Top Loan Setbacks that VA’s Encounter
Are you an active service member, veteran, or surviving spouse? Do you know that you can obtain a zero-down payment VA home loan? This can be the best financing option to purchase a home or even refinance your home. Your dream to become a homeowner can be realized sooner than later. However, there are some setbacks you need to know before making a decision.
What is a VA loan?
A VA loan is a mortgage offered through the U.S Department of Veteran Affairs; VA loans are designed to help active-duty military personnel, veterans, and service members become homeowners at an affordable cost. VA loans have generous terms such as no down payment, require no mortgage insurance, have lenient rules for qualifying, to name a few benefits.
How do VA Loans Work?
Although the Department of Veteran Affairs offers VA loans, the government does not necessarily design the loans. The government, through the department, determines who qualifies for the VA loans and which lenders issue the loans. The department can either back you up in the loan or have the loan given to you directly. These loans come in a different form from which you can choose.
VA Loan Eligibility requirements
To meet the eligibility requirements, you must have done your service time. If you are on active duty, this translates to 90 consecutive days. If you are a National Guard or Reserve member, this means 90 consecutive days if you are activated or six consecutive years if you aren’t. If you are a veteran, the required service time varies. Find more at va.gov.
However, there are some setbacks you need to be aware of. Let’s discuss below; read on to find out more.
Although VA loans have very generous terms, you have to pay funding at closing. This fee is charged to reduce the weight of U.S. taxpayers. However, the following are exempt;
- A service member with service-connected disabilities
- A surviving spouse of a Veteran who died in service
- A service member who has received a purple heart
When you take your first VA loan and make zero down payment, the funding fee is 2.3 percent of the amount you are borrowing. With subsequent borrowing, the VA funding fee increases.
Here are some setbacks that VA’s tend to encounter along the way:
Primary Residences Only
Another setback of VA loans is that they are limited to primary residences as opposed to conventional loans. You cannot purchase a second home, an investment, rental property, or a vacation home; this is a significant disadvantage because you cannot purchase any property that brings you money. You are buying a liability instead of an asset in an absolute sense. Therefore, a VA loan is not the solution if you want to buy an investment property. In this regard, a VA loan encounters a loan setback.
VA Appraisals and Inspection
A VA appraisal comes with red tape around it. Because VA appraisals require additional information not needed by other loan-type appraisals. The VA is more extensive than any other appraisal. Some VA Loan Minimum Property Requirements(MPRs) include:
- Adequate roofing
- No lead-based paint
- Mechanical systems that are safe to operate
- Adequate heating systems
- No signs of termites, dry rot, or fungus growth
- No crawl spaces and signs of leaks in basements
Although the intensity of the VA appraisal can keep potential borrowers from owning defective properties, the closing will take ages.
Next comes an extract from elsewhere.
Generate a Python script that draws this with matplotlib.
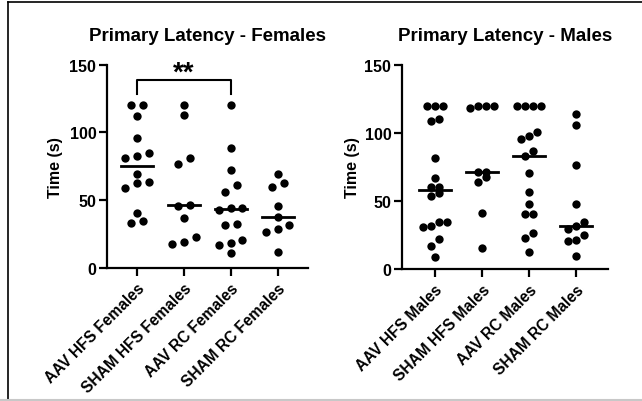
import numpy as np
import matplotlib
matplotlib.use("Agg")
from matplotlib import pyplot as plt
from matplotlib.lines import Line2D

plt.rcParams['font.family'] = ['Liberation Sans', 'DejaVu Sans']
plt.rcParams['font.weight'] = 'bold'

# data (seconds)
female_groups = ["AAV HFS Females", "SHAM HFS Females", "AAV RC Females", "SHAM RC Females"]
aav_hfs_f = [120, 120, 112.4, 95.7, 81.2, 82.4, 84.8, 69.4, 62.7, 63.2, 58.8, 40.3, 33.0, 34.7]
sham_hfs_f = [120, 112.9, 81.4, 76.5, 45.7, 46.7, 36.6, 17.7, 22.6, 19.2]
aav_rc_f = [120, 88.5, 72.5, 61.2, 56.3, 43.0, 44.0, 44.0, 31.7, 32.5, 20.7, 18.4, 17.0, 11.1]
sham_rc_f = [69.6, 59.8, 62.7, 46.0, 37.9, 32.0, 28.5, 26.8, 11.8]

male_groups = ["AAV HFS Males", "SHAM HFS Males", "AAV RC Males", "SHAM RC Males"]
aav_hfs_m = [120, 120, 120, 108.9, 110.1, 81.3, 66.8, 60.4, 60.4, 53.8, 55.6,
             34.3, 31.8, 31.1, 34.8, 22.0, 17.1, 8.6]
sham_hfs_m = [120, 118, 120, 120, 71.0, 71.0, 63.6, 67.8, 41.1, 15.4]
aav_rc_m = [120, 120, 120, 120, 97.9, 95.4, 100.8, 86.4, 83.2, 70.5, 56.3, 47.7,
            40.4, 40.4, 26.4, 22.5, 12.7]
sham_rc_m = [113.8, 105.7, 76.6, 47.5, 31.6, 34.7, 29.4, 25.0, 20.8, 21.3, 9.8]


def row_offsets(vals, step, thresh=5.5):
    # group close values into rows and spread each row around the centre
    order = np.argsort(vals)
    v = np.asarray(vals, dtype=float)
    offs = np.zeros(len(v))
    rows = []
    for i in order:
        if rows and v[i] - v[rows[-1][0]] <= thresh:
            rows[-1].append(i)
        else:
            rows.append([i])
    for r in rows:
        n = len(r)
        for k, i in enumerate(r):
            offs[i] = (k - (n - 1) / 2) * step
    return offs


def draw_panel(ax, groups, data, title, xlim, step, ylab_x):
    for gi, vals in enumerate(data):
        offs = row_offsets(vals, step)
        ax.scatter(gi + offs, vals, s=36, color='black', zorder=3, clip_on=False, linewidths=0)
        med = np.median(vals)
        ax.plot([gi - 0.34, gi + 0.34], [med, med], color='black', lw=2, zorder=4)
    ax.set_xlim(*xlim)
    ax.set_ylim(0, 150)
    ax.set_yticks([0, 50, 100, 150])
    ax.set_xticks(range(len(groups)))
    ax.set_xticklabels(groups, rotation=45, ha='right', rotation_mode='anchor',
                       fontsize=11.2, fontweight='bold')
    ax.tick_params(axis='y', labelsize=11.5, width=1.6, length=6, pad=1.5)
    ax.tick_params(axis='x', width=1.6, length=6, pad=3)
    for lab in ax.get_yticklabels():
        lab.set_fontweight('bold')
    ax.spines['top'].set_visible(False)
    ax.spines['right'].set_visible(False)
    ax.spines['left'].set_linewidth(1.6)
    ax.spines['bottom'].set_linewidth(1.6)
    ax.set_ylabel("Time (s)", fontsize=11.5, fontweight='bold')
    ax.yaxis.set_label_coords(ylab_x, 0.5)
    ax.set_title(title, fontsize=13.5, fontweight='bold', pad=18)


fig = plt.figure(figsize=(6.42, 4.02), dpi=100)
ax1 = fig.add_axes([0.1662, 0.3308, 0.3136, 0.5058])
ax2 = fig.add_axes([0.6257, 0.3284, 0.3213, 0.5082])

draw_panel(ax1, female_groups, [aav_hfs_f, sham_hfs_f, aav_rc_f, sham_rc_f],
           "Primary Latency - Females", (-0.645, 3.64), 0.245, -0.215)
draw_panel(ax2, male_groups, [aav_hfs_m, sham_hfs_m, aav_rc_m, sham_rc_m],
           "Primary Latency - Males", (-0.705, 3.67), 0.172, -0.2)

# significance bracket
ax1.plot([0, 0, 2, 2], [128.5, 138.5, 138.5, 128.5], color='black', lw=1.5, clip_on=False)
ax1.text(1, 139, "**", ha='center', va='baseline', fontsize=20, fontweight='bold')

# frame around the figure
fig.add_artist(Line2D([8 / 642, 8 / 642], [0.003, 1 - 3 / 402], color='black', lw=1.2,
                      transform=fig.transFigure))
fig.add_artist(Line2D([8 / 642, 1], [1 - 3 / 402, 1 - 3 / 402], color='black', lw=1.2,
                      transform=fig.transFigure))
fig.add_artist(Line2D([0, 1], [1.5 / 402, 1.5 / 402], color='#c8c8c8', lw=1.5,
                      transform=fig.transFigure))

fig.savefig("out.png", dpi=100)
Due to the bureaucracy of the government, the appraisers are slow and end up undervaluing homes.
Seller Resistance to VA loans
Many sellers find VA loans unattractive; this makes them uncomfortable, and they end up resisting VA home loan deals. Some of the reasons are; VA appraisals- as discussed above, which impose minimum property requirements that require a home to meet the agency guidelines for safety and livability. They have extensive appraisals such that they undervalue homes. Which makes sellers resist most of them. In some markets, sellers must pay closing costs if veterans buy a property with zero down payment. Most sellers frown at such offers. The closing process may be extended due to delayed paperwork in most instances. Sellers want fast business, and this is not pleasing to them at all.
You May Have Less Equity in Your Home
Ironic because buying a home with little or no money is one of the most significant advantages of a VA loan. However, this can also be a disadvantage. Once you move into the home, you’ll have a property that is 100% financed. When the VA funding fee is added to the loan amount, you’ll be in a negative equity position from the beginning. If the property’s value increases in the market, this becomes a temporary problem. But, if the market is either flat or declining, there’s a severe problem. If you need to sell your home and have no equity, you may be forced to write a check at the closing table to cover any closing costs associated with the sale; not a typical case but a potential disadvantage you need to be aware of.
Finally, even though you’re eligible for a VA loan, it may not be your best financing option to purchase a home. Depending on your financial position, you might want to weigh your options and choose the best option for yourself. If your best choice is a VA loan, then be sure to do your due diligence and find a reputable VA lender. The lender you choose will determine how your loan application process will go. Finding a company that does a substantial amount of VA business is the safest way to take. Most lenders have no experience with VA loans and may end up giving you unnecessary headaches.